曾唯一倔强地不肯拨手机里一直不肯删掉的号。这几年来,为了躲债,她消失得很彻底。她把所有的号码全部删除,唯有一个号码无论换了多少个手机卡,总会不厌其烦地重新输入,以至一向不爱记号码的她,却深深记得这个号码,挥之不去。
重新看着手机里的这个号码,曾唯一忽然觉得自己好傻,这么多年了,谁的手机号不换?他应该也不例外吧?也许这早就是一个空号了。
曾唯一随意地拨了过去。
未料,接通了。
“一一。”那头,似乎也知道这个号是她的。
她换了不知多少个号,可那头却还是知道这个号是她的?
曾唯一一时说不上话,只是静默地把手机放在耳边,等对方再次说话。
“对不起。”
“对不起什么?这次事故吗?还是当初奋不顾身地抛弃我去结婚?”曾唯一说这话的时候,并无激动,她自己都不知道,为何现在的她竟然能这样平静地与他通电话。
“请原谅我。”
曾唯一不知该笑还是该哭,似乎林穆森就是来不断伤害她,磨砺她的,让她彻底对他死心才肯罢休。
“你爱过吗?”
“……”那头的林穆森沉默了。在那一刻,曾唯一似乎明白了,本想挂断电话,未料,那头迟迟不说话的林穆森说话了:“爱过,很爱很爱过。”
“谢谢。”曾唯一把电话挂了。
不知为何,那一刻,她仿佛什么都放下了。
“妈咪,你怎么这么乖了?”曾乾以手拄着下巴,闪着大眼望着正端着鸡汤,斯斯文文喝汤的曾唯一。

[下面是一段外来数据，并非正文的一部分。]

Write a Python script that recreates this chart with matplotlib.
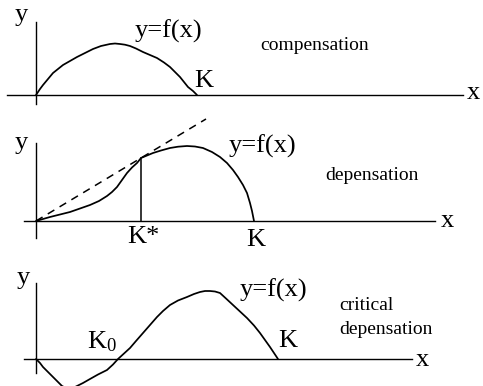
import matplotlib
matplotlib.use('Agg')
import matplotlib.pyplot as plt

plt.rcParams['font.family'] = 'Liberation Serif'
plt.rcParams['mathtext.fontset'] = 'custom'
plt.rcParams['mathtext.rm'] = 'Liberation Serif'
plt.rcParams['mathtext.it'] = 'Liberation Serif'

# compensation: growth curve f(x), single hump from 0 to K
comp_x = [0, 4, 7, 12, 17, 22, 27, 34, 41, 49, 57, 65, 74, 79, 84, 89, 94, 100, 107, 114, 121, 128, 134, 139, 144, 148, 152, 157, 161]
comp_y = [0, 6, 10, 16, 22, 26, 30, 34, 38, 42, 46, 49, 51, 51.5, 51, 50.3, 49, 46.5, 43, 40, 37, 32.5, 28, 23, 18, 13, 8, 4, 0]

# depensation: convex start, tangent line from origin touching at K*
dep_x = [0, 7, 14, 24, 34, 44, 54, 63, 71, 76, 81, 86, 91, 96, 101, 105, 111, 117, 125, 134, 142, 151, 159, 167, 176, 184, 191, 197, 202, 207, 211, 214, 216, 218]
dep_y = [0, 2, 4, 6.5, 9, 12.5, 16, 20, 25, 29, 34, 41, 48, 53.5, 58, 63, 65.5, 68, 70.5, 73, 74.3, 75, 74.5, 73, 69, 64, 58, 51, 44, 36, 28, 18, 10, 0]
tangent_x = [0, 170]
tangent_y = [0, 102]
kstar = 105

# critical depensation: negative below K0
crit_x = [0, 4, 7, 12, 17, 22, 26, 30, 33, 37, 41, 47, 54, 62, 71, 77, 82, 88, 94, 100, 107, 114, 121, 127, 134, 142, 151, 158, 164, 169, 174, 179, 184, 190, 197, 204, 211, 218, 224, 229, 234, 238, 242]
crit_y = [0, -4, -8, -13, -18, -23, -27, -29, -30, -29, -27, -24, -20, -15.5, -11, -5.5, 0, 5.5, 11, 18, 26, 34, 42, 48, 54, 58.5, 62, 65, 67, 68, 68, 67.5, 66, 60.5, 54, 47.5, 41, 33.5, 26, 19, 12, 6, 0]

W, H = 483, 386
fig = plt.figure(figsize=(W / 100, H / 100), dpi=100)


def panel(origin, xaxis, yaxis):
    ax = fig.add_axes([0, 0, 1, 1])
    ax.set_xlim(-36, W - 36)
    ax.set_ylim(-(H - origin), origin)
    ax.axis('off')
    ax.patch.set_alpha(0)
    ax.plot(xaxis, [0, 0], color='black', lw=1.0)
    ax.plot([0, 0], yaxis, color='black', lw=1.0)
    return ax


big = 19
small = 14
curve = dict(color='black', lw=1.25, solid_joinstyle='round', solid_capstyle='round')

# top panel
ax1 = panel(95, [-29, 427], [-9, 73])
ax1.plot(comp_x, comp_y, **curve)
ax1.text(-15, 80, 'y', fontsize=big, ha='center', va='center')
ax1.text(132, 64, 'y=f(x)', fontsize=big, ha='center', va='center')
ax1.text(168, 14, 'K', fontsize=big, ha='center', va='center')
ax1.text(437, 2, 'x', fontsize=big, ha='center', va='center')
ax1.text(279, 50, 'compensation', fontsize=small, ha='center', va='center')

# middle panel
ax2 = panel(221, [-12, 399], [-17, 78])
ax2.plot(dep_x, dep_y, **curve)
ax2.plot(tangent_x, tangent_y, color='black', lw=1.1, ls=(0, (5, 4)))
ax2.plot([kstar, kstar], [0, 63], color='black', lw=1.1)
ax2.text(-15, 78, 'y', fontsize=big, ha='center', va='center')
ax2.text(226, 75, 'y=f(x)', fontsize=big, ha='center', va='center')
ax2.text(336, 45, 'depensation', fontsize=small, ha='center', va='center')
ax2.text(107, -16, 'K*', fontsize=big, ha='center', va='center')
ax2.text(220, -19, 'K', fontsize=big, ha='center', va='center')
ax2.text(411, 0, 'x', fontsize=big, ha='center', va='center')

# bottom panel
ax3 = panel(359, [-12, 376], [-14, 76])
ax3.plot(crit_x, crit_y, **curve)
ax3.text(-13, 81, 'y', fontsize=big, ha='center', va='center')
ax3.text(237, 69, 'y=f(x)', fontsize=big, ha='center', va='center')
ax3.text(303, 54, 'critical', fontsize=small, ha='left', va='center')
ax3.text(303, 29, 'depensation', fontsize=small, ha='left', va='center')
ax3.text(66, 17, r'K$_{0}$', fontsize=big, ha='center', va='center')
ax3.text(252, 18, 'K', fontsize=big, ha='center', va='center')
ax3.text(386, -1, 'x', fontsize=big, ha='center', va='center')

fig.savefig('out.png', dpi=100)
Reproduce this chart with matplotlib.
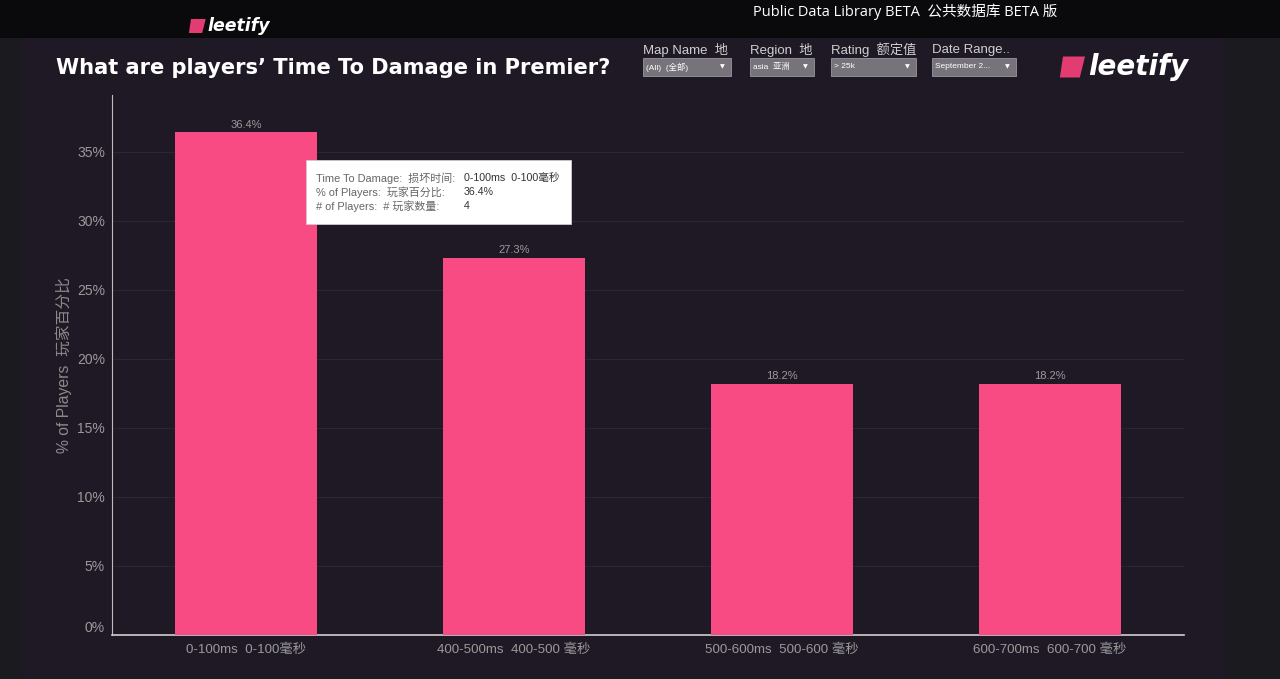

曾唯一抬起头,对他笑了笑。距上次事故已有一两个星期了,她身体已经大愈,没什么大碍,若不是眼前这位小帅哥还有正在忙工作的老帅哥一齐反对,她早就出院,也就不用闻医院里的消毒水味道了。
“妈咪,你脸上的那道疤真难看,什么时候消失啊?”曾乾天真地问。